Quand on sort du film, on se demande comment ce repas a pris une signification aussi forte. C'est que le cliché est partout dans ce film. Kechich a campé son histoire dans une société d'immigrés. Le puzzle de son scénario est fait de l'ensemble des stéréotypes qu'on lui associe automatiquement. Ça commence par un mode général de vie, un milieu d'ouvriers vivant en grand nombre dans des logements exigus, passant par le repas familial du couscous, arrivant même jusqu'à la façon de parler, celle des jeunes (pleine de jargon), celle des moins jeunes plaçant des mots arabes par-ci par-là et tous inventant, non sans sympathie, des structures hybrides et un accent beur qui ne sont pas sans dégager une grande fraicheur...
Néanmoins, à aucun moment, la question de l'intégration n'est posée de manière frontale. Pourtant elle est là, mixée aux autres grandes questions de la France. Derrière chaque mot, ou presque, à travers une situation anodine percent, de temps à autre, les cauchemars les plus terribles d'une société. Les contradictions, les tensions aussi bien que les moindres moments de joie de cette communauté sont porteurs des stigmates d'une société française rongée par les paradoxes. Le film se veut donc actuel. Il traite, comme d'une façon clinique, des questions les plus chaudes du moment ; le chomage, le licenciement, le statut des immigrés, une jeunesse paumée, des hommes et des femmes brisés et prêts à tout pour un moment d'amour...

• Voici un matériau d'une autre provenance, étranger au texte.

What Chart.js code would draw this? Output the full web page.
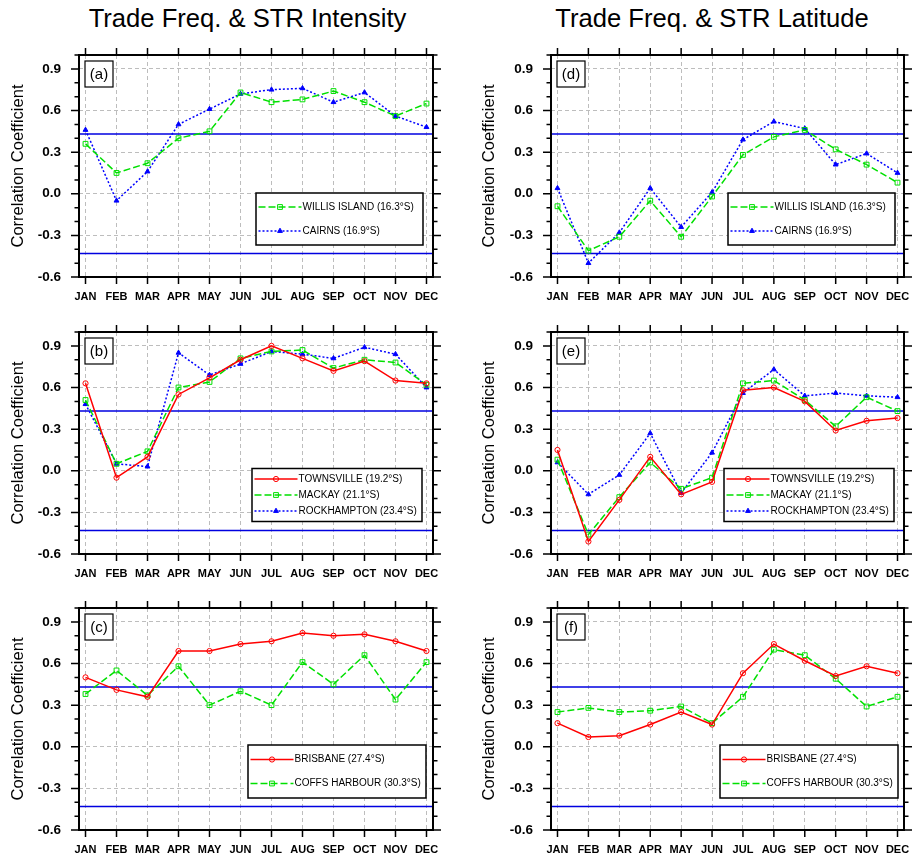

Dans ce contexte de tensions multiforme, Slimene, un sexagénaire licencié pour vieillesse ou pour exigence de la mondialisation, s'érige en défenseur du droit au rêve et à la joie de vivre. Son projet, fantasque pour certains, se transforme rapidement en une abbaye de thélème, un temple pour le plaisir du partage, le temps d'un repas, et d'une vie et d'un espace. Le rêve se transforme en une bataille pour le partage de l'espace : le restaurant bateau ayant besoin d'une place où amarrer, toutes les instances du pouvoir dans la petite ville se mêlent avec des discours pleins d'ambigüité, de sous-entendu.
De tout cela naît une forte impression de tension que Kechich rend par des choix de mise en scène très éloquents. Le cadrage serré notamment est propre à provoquer chez le spectateur, ce sentiment d'étouffement qui explique la logorrhée et la boulimie des personnages. Le cadre est la plupart du temps serré sur des personnages bavardant avec un débit rapide ou mangeant et parlant à la fois. Mais de quoi parlent-ils ? C'est là où on retrouve le talent de Kechich comme dialoguiste. Il fait parler ses personnages de tout et de rien. Une conversation sur les couches de bébé tourne facilement en une discussion sur les problèmes de l'économie et des lois du marketing. Les compléments sur le couscous de mémé deviennent vite une réflexion sur l'amour et la philosophie de la vie. Tout se passe face à une caméra discrète et subtile qui, tout en finesse, traite des questions les plus graves.